Hiking through prickly habitat

Stephen Ingram introduced his new book about cacti, agaves and yuccas yesterday at the Sundance Bookstore in Reno. In addition to the amazing color photographs and botanical watercolors, the book contains range maps for most of the spiny and sometimes hairy plants. These maps help you to anticipate which succulent species you are likely to see on your next hike through some arid habitat in California or Nevada. You may not want to touch any of the plants, but many animals do. They interact with them in various ways.

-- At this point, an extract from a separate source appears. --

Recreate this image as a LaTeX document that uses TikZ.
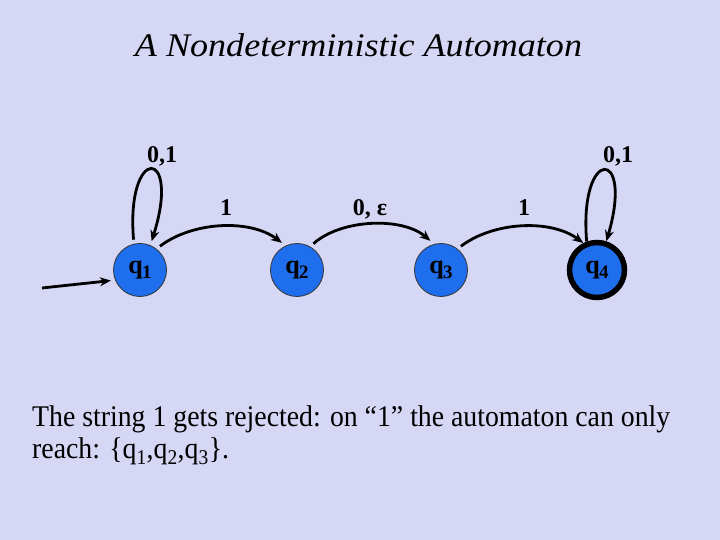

Ingram's book provides plenty of examples including ants feeding inside a prickly-pear fruit, orioles perching on a Shaw agave and a ground-nesting cactus bee visiting the flower of a Whipple cholla. I am wondering about the wildlife I'll experience along the next trail through the prickly world?

The Book
Stephen Ingram: Cacti, Agaves and Yuccas of California and Nevada. Cachuma Press, Los Olivos, California, 2008.